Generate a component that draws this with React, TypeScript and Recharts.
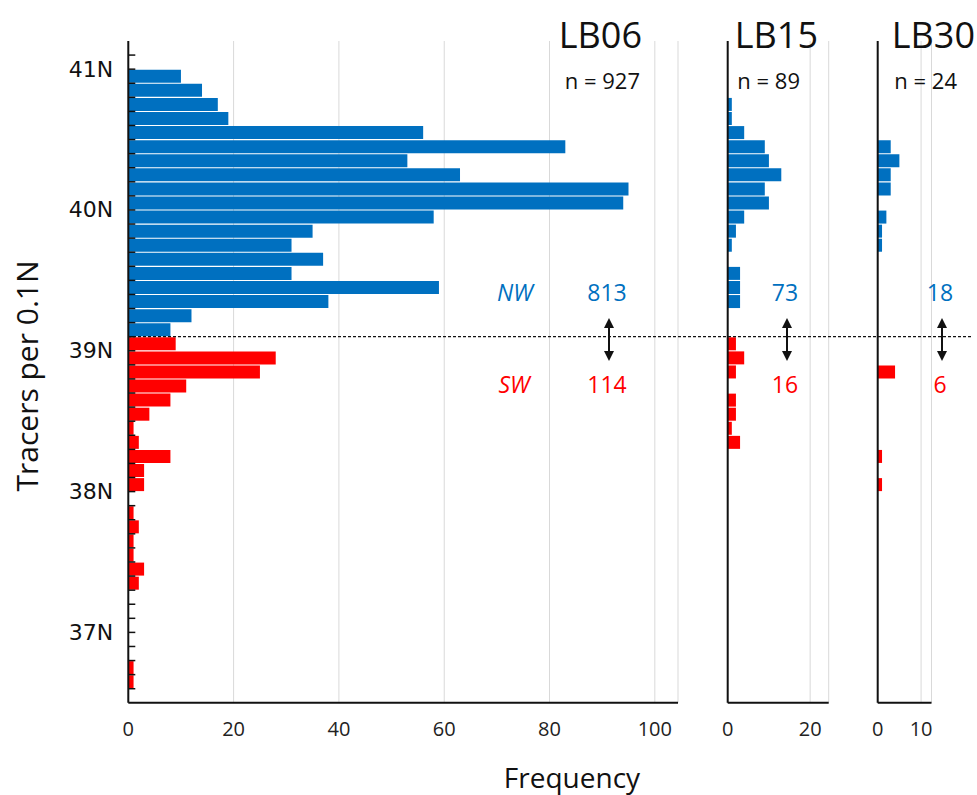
import React from "react";
import { Bar, BarChart, CartesianGrid, XAxis, YAxis } from "recharts";

// upper edge of each 0.1° latitude bin, north to south
const latEdges = [
  "41.2", "41.1", "41.0", "40.9", "40.8", "40.7", "40.6", "40.5", "40.4", "40.3",
  "40.2", "40.1", "40.0", "39.9", "39.8", "39.7", "39.6", "39.5", "39.4", "39.3",
  "39.2", "39.1", "39.0", "38.9", "38.8", "38.7", "38.6", "38.5", "38.4", "38.3",
  "38.2", "38.1", "38.0", "37.9", "37.8", "37.7", "37.6", "37.5", "37.4", "37.3",
  "37.2", "37.1", "37.0", "36.9", "36.8", "36.7", "36.6",
];

const lb06NW = [
  0, 0, 10, 14, 17, 19, 56, 83, 53, 63,
  95, 94, 58, 35, 31, 37, 31, 59, 38, 12,
  8, 0, 0, 0, 0, 0, 0, 0, 0, 0,
  0, 0, 0, 0, 0, 0, 0, 0, 0, 0,
  0, 0, 0, 0, 0, 0, 0,
];
const lb06SW = [
  0, 0, 0, 0, 0, 0, 0, 0, 0, 0,
  0, 0, 0, 0, 0, 0, 0, 0, 0, 0,
  0, 9, 28, 25, 11, 8, 4, 1, 2, 8,
  3, 3, 0, 1, 2, 1, 1, 3, 2, 0,
  0, 0, 0, 0, 1, 1, 0,
];
const lb15NW = [
  0, 0, 0, 0, 1, 1, 4, 9, 10, 13,
  9, 10, 4, 2, 1, 0, 3, 3, 3, 0,
  0, 0, 0, 0, 0, 0, 0, 0, 0, 0,
  0, 0, 0, 0, 0, 0, 0, 0, 0, 0,
  0, 0, 0, 0, 0, 0, 0,
];
const lb15SW = [
  0, 0, 0, 0, 0, 0, 0, 0, 0, 0,
  0, 0, 0, 0, 0, 0, 0, 0, 0, 0,
  0, 2, 4, 2, 0, 2, 2, 1, 3, 0,
  0, 0, 0, 0, 0, 0, 0, 0, 0, 0,
  0, 0, 0, 0, 0, 0, 0,
];
const lb30NW = [
  0, 0, 0, 0, 0, 0, 0, 3, 5, 3,
  3, 0, 2, 1, 1, 0, 0, 0, 0, 0,
  0, 0, 0, 0, 0, 0, 0, 0, 0, 0,
  0, 0, 0, 0, 0, 0, 0, 0, 0, 0,
  0, 0, 0, 0, 0, 0, 0,
];
const lb30SW = [
  0, 0, 0, 0, 0, 0, 0, 0, 0, 0,
  0, 0, 0, 0, 0, 0, 0, 0, 0, 0,
  0, 0, 0, 4, 0, 0, 0, 0, 0, 1,
  0, 1, 0, 0, 0, 0, 0, 0, 0, 0,
  0, 0, 0, 0, 0, 0, 0,
];

const panels = [
  { name: "LB06", n: 927, nw: 813, sw: 114, ticks: [0, 20, 40, 60, 80, 100], max: 104.4 },
  { name: "LB15", n: 89, nw: 73, sw: 16, ticks: [0, 20], max: 24.5 },
  { name: "LB30", n: 24, nw: 18, sw: 6, ticks: [0, 10], max: 12.4 },
];

const BLUE = "#0070c0";
const RED = "#ff0000";
const SANS = "'Open Sans', sans-serif";
const PLOT_TOP = 41;
const PLOT_BOTTOM = 702.8;
const BAND = (PLOT_BOTTOM - PLOT_TOP) / latEdges.length;
const DIVIDE_Y = PLOT_TOP + latEdges.indexOf("39.1") * BAND;

const mkData = (nw: number[], sw: number[]) =>
  latEdges.map((edge, i) => ({ edge, nw: nw[i], sw: sw[i] }));

const lb06Data = mkData(lb06NW, lb06SW);
const lb15Data = mkData(lb15NW, lb15SW);
const lb30Data = mkData(lb30NW, lb30SW);

function LatTick(props: any) {
  const { x, y, payload, index } = props;
  const top = y - BAND / 2;
  const v = parseFloat(payload.value);
  const whole = Math.abs(v - Math.round(v)) < 1e-6;
  return (
    <g>
      {index > 0 && (
        <line x1={x} x2={x + 7} y1={top} y2={top} stroke="#111" strokeWidth={1.5} />
      )}
      {whole && (
        <text
          x={x - 15}
          y={top}
          textAnchor="end"
          dominantBaseline="central"
          fontFamily="'DejaVu Sans', sans-serif"
          fontSize={22}
          fill="#111"
        >
          {Math.round(v)}N
        </text>
      )}
    </g>
  );
}

type PanelProps = {
  data: { edge: string; nw: number; sw: number }[];
  left: number;
  width: number;
  marginLeft: number;
  marginRight: number;
  yWidth: number;
  ticks: number[];
  max: number;
  labels?: boolean;
};

function Panel({ data, left, width, marginLeft, marginRight, yWidth, ticks, max, labels }: PanelProps) {
  return (
    <div style={{ position: "absolute", left, top: 0 }}>
      <BarChart
        width={width}
        height={795}
        data={data}
        layout="vertical"
        barCategoryGap={0.6}
        margin={{ top: PLOT_TOP, bottom: 795 - PLOT_BOTTOM - 60, left: marginLeft, right: marginRight }}
      >
        <CartesianGrid horizontal={false} stroke="#d9d9d9" />
        <XAxis
          type="number"
          domain={[0, max]}
          ticks={ticks}
          height={60}
          tickLine={false}
          tickSize={0}
          tickMargin={19}
          axisLine={{ stroke: "#111", strokeWidth: 2 }}
          tick={{ fill: "#222", fontSize: 20, fontFamily: SANS }}
        />
        <YAxis
          type="category"
          dataKey="edge"
          width={yWidth}
          interval={0}
          tickLine={false}
          tickSize={0}
          tickMargin={0}
          axisLine={{ stroke: "#111", strokeWidth: 2 }}
          tick={labels ? <LatTick /> : false}
        />
        <Bar dataKey="nw" stackId="a" fill={BLUE} isAnimationActive={false} />
        <Bar dataKey="sw" stackId="a" fill={RED} isAnimationActive={false} />
      </BarChart>
    </div>
  );
}

function DoubleArrow({ x }: { x: number }) {
  const y1 = 318;
  const y2 = 361;
  return (
    <g>
      <line x1={x} x2={x} y1={y1 + 6} y2={y2 - 6} stroke="#111" strokeWidth={2} />
      <polygon points={`${x},${y1} ${x - 5},${y1 + 10} ${x + 5},${y1 + 10}`} fill="#111" />
      <polygon points={`${x},${y2} ${x - 5},${y2 - 10} ${x + 5},${y2 - 10}`} fill="#111" />
    </g>
  );
}

export default function App() {
  const countX = [607, 785, 940];
  const titleRight = [642, 818, 975];
  const nRight = [640, 800, 957];
  return (
    <div style={{ position: "absolute", left: 0, top: 0, width: 977, height: 795, background: "#fff" }}>
      <Panel data={lb06Data} left={0} width={700} marginLeft={68.3} marginRight={22} yWidth={60}
        ticks={panels[0].ticks} max={panels[0].max} labels />
      <Panel data={lb15Data} left={690} width={160} marginLeft={27.7} marginRight={21.3} yWidth={10}
        ticks={panels[1].ticks} max={panels[1].max} />
      <Panel data={lb30Data} left={850} width={127} marginLeft={17.7} marginRight={45.5} yWidth={10}
        ticks={panels[2].ticks} max={panels[2].max} />

      <svg width={977} height={795} style={{ position: "absolute", left: 0, top: 0, pointerEvents: "none" }}>
        <line x1={128} x2={972} y1={DIVIDE_Y} y2={DIVIDE_Y} stroke="#111" strokeWidth={1.2} strokeDasharray="3 2" />
        {panels.map((p, i) => (
          <g key={p.name} fontFamily={SANS}>
            <text x={titleRight[i]} y={48} textAnchor="end" fontSize={36} fill="#111">{p.name}</text>
            <text x={nRight[i]} y={89} textAnchor="end" fontSize={22} fill="#111">n = {p.n}</text>
            <text x={countX[i]} y={301} textAnchor="middle" fontSize={23} fill={BLUE}>{p.nw}</text>
            <text x={countX[i]} y={393} textAnchor="middle" fontSize={23} fill={RED}>{p.sw}</text>
            <DoubleArrow x={countX[i] + 2} />
          </g>
        ))}
        <text x={515} y={301} textAnchor="middle" fontSize={23} fontStyle="italic" fontFamily={SANS} fill={BLUE}>NW</text>
        <text x={514} y={393} textAnchor="middle" fontSize={23} fontStyle="italic" fontFamily={SANS} fill={RED}>SW</text>
        <text x={572} y={788} textAnchor="middle" fontSize={28} fontFamily={SANS} fill="#111">Frequency</text>
        <text x={0} y={0} transform="translate(38,376) rotate(-90)" textAnchor="middle" fontSize={30}
          fontFamily={SANS} fill="#111">Tracers per 0.1N</text>
      </svg>
    </div>
  );
}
-----
### What is needed
Exactly reproduce the run of lines from the start of the listing through the line with "CartesianGrid, XAxis, YAxis", inclusive; pictures are not copied.

### Expected output
Generate a component that draws this with React, TypeScript and Recharts.
import React from "react";
import { Bar, BarChart, CartesianGrid, XAxis, YAxis } from "recharts";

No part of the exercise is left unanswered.